◆ Exercise objective ◆
Where a line below holds the string "chart", copy that line.

◆ Input ◆

----

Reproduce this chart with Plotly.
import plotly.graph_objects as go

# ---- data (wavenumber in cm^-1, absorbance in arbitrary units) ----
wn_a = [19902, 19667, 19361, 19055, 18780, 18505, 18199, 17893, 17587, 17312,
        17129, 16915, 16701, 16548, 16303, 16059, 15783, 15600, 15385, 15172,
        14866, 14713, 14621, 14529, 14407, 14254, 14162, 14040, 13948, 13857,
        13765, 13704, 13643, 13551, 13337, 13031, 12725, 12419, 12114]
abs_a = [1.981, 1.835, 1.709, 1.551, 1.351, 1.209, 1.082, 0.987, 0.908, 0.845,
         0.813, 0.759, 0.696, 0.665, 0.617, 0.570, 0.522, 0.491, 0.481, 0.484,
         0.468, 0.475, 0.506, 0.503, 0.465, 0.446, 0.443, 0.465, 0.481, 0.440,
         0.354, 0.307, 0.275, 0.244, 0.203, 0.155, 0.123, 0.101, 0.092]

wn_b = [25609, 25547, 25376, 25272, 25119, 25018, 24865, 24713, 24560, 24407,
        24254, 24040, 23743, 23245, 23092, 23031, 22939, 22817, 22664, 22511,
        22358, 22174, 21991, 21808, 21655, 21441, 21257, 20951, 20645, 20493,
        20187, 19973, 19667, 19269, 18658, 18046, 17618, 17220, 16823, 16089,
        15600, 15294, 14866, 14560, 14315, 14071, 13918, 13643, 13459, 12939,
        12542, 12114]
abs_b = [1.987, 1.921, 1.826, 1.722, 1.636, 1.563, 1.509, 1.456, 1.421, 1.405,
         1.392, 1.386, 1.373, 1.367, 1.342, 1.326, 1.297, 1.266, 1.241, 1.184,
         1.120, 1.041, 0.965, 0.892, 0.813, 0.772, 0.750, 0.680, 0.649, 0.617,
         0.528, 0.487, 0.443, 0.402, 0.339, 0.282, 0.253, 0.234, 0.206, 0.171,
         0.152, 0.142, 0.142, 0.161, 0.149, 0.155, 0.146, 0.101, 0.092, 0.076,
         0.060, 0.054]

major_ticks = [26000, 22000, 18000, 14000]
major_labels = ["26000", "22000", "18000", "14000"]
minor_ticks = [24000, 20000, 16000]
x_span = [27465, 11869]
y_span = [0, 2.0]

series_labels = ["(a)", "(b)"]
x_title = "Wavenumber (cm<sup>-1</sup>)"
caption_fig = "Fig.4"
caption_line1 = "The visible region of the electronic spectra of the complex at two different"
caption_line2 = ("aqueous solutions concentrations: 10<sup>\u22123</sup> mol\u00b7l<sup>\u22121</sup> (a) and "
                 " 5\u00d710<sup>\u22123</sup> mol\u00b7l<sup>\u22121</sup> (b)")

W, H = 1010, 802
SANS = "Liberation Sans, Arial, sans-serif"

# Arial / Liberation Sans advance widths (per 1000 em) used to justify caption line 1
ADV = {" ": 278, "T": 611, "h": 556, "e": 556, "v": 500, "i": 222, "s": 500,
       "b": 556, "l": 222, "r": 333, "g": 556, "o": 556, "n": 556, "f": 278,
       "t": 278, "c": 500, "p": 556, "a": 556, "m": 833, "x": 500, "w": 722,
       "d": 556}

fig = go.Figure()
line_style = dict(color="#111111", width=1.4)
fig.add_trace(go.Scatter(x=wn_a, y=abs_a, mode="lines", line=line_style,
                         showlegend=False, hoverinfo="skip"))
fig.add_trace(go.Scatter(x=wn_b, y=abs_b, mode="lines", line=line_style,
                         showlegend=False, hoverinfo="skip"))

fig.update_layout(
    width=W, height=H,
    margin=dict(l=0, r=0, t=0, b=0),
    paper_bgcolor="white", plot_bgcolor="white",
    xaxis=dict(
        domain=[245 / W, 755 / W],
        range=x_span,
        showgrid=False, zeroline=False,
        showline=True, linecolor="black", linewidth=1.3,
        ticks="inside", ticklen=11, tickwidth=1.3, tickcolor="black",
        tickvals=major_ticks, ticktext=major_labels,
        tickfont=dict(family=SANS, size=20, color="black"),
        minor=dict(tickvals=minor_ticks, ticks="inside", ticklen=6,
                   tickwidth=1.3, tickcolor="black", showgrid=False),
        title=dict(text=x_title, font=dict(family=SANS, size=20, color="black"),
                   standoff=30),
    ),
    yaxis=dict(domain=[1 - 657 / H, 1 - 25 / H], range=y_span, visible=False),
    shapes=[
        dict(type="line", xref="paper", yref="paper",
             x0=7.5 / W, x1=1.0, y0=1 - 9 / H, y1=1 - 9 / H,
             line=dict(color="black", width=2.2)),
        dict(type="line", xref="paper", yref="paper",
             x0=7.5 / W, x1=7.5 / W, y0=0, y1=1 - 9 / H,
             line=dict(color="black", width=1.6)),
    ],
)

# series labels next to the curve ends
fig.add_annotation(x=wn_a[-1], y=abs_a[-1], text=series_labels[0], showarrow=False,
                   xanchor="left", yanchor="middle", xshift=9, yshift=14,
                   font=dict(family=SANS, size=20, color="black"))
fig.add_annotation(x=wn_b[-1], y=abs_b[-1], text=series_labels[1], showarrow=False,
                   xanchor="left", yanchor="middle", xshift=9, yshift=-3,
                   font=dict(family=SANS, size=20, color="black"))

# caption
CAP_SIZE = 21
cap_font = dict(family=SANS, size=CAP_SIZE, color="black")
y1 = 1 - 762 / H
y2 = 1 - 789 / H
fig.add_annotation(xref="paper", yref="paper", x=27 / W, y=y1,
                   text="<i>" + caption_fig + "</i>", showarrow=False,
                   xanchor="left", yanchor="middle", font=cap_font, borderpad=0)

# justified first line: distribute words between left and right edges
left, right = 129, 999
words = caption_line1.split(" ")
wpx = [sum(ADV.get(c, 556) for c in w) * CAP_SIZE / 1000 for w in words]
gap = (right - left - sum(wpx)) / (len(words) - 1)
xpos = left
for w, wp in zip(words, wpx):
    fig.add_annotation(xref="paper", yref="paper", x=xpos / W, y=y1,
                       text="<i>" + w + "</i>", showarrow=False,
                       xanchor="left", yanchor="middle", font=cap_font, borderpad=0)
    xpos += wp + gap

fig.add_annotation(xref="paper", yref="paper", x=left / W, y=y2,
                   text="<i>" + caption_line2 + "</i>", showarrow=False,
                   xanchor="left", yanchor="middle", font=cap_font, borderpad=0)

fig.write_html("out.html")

----

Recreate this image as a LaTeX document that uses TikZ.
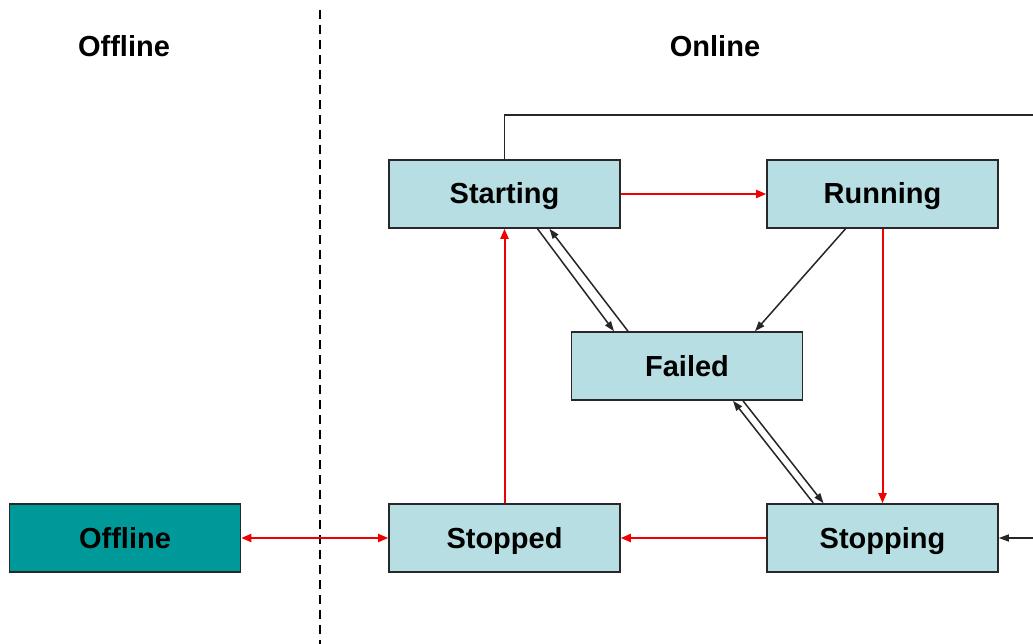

----

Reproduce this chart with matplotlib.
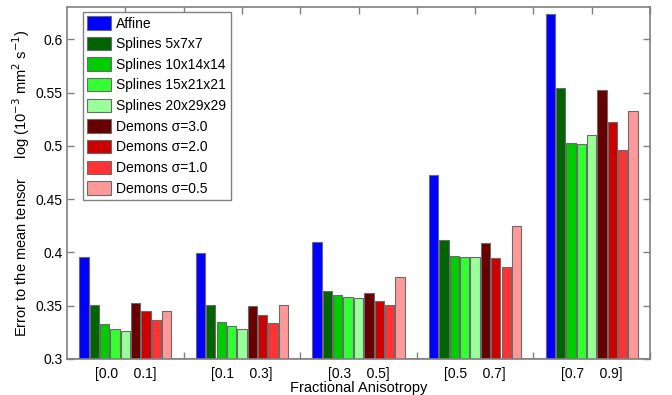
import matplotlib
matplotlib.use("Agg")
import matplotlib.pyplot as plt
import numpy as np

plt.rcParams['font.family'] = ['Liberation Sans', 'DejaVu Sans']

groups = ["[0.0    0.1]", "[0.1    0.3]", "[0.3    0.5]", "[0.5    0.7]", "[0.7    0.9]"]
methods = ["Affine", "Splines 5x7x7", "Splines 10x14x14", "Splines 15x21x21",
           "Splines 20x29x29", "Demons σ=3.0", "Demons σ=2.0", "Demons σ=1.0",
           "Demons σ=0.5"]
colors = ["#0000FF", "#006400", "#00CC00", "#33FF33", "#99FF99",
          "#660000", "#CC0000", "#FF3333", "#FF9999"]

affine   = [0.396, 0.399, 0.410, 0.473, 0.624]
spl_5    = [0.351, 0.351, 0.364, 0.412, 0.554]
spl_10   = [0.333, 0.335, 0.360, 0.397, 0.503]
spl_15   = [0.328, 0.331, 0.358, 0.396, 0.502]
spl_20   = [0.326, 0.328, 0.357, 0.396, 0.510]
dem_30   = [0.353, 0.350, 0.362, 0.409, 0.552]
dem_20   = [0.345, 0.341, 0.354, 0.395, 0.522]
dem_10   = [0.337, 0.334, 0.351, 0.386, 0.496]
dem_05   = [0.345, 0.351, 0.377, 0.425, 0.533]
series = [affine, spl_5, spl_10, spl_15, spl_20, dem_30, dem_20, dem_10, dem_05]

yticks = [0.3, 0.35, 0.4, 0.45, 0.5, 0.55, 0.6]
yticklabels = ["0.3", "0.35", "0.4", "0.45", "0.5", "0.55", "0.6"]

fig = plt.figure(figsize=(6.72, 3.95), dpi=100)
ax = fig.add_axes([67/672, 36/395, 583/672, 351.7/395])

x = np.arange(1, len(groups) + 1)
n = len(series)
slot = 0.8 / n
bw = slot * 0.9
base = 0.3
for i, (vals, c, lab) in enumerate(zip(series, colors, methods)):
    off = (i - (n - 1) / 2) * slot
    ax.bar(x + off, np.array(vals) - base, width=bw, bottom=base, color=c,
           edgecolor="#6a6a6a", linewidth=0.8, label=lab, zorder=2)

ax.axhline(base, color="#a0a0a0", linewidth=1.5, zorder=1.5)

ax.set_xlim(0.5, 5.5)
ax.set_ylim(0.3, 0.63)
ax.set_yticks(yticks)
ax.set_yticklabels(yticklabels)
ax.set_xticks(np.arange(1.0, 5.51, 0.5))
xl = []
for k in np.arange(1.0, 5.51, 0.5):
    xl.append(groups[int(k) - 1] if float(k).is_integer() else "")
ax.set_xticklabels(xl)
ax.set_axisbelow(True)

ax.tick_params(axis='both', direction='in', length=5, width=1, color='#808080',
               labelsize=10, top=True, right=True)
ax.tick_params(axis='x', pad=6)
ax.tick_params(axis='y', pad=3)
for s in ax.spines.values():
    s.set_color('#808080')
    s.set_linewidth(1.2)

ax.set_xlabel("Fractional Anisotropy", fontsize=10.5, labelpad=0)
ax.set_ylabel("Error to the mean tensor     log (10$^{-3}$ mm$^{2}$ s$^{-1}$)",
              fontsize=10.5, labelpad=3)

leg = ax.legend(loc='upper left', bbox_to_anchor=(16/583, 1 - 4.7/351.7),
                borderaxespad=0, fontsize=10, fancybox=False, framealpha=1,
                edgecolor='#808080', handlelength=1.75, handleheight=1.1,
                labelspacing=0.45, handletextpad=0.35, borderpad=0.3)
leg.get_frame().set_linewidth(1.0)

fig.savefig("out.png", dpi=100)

----

◆ The result ◆
Reproduce this chart with Plotly.
Reproduce this chart with matplotlib.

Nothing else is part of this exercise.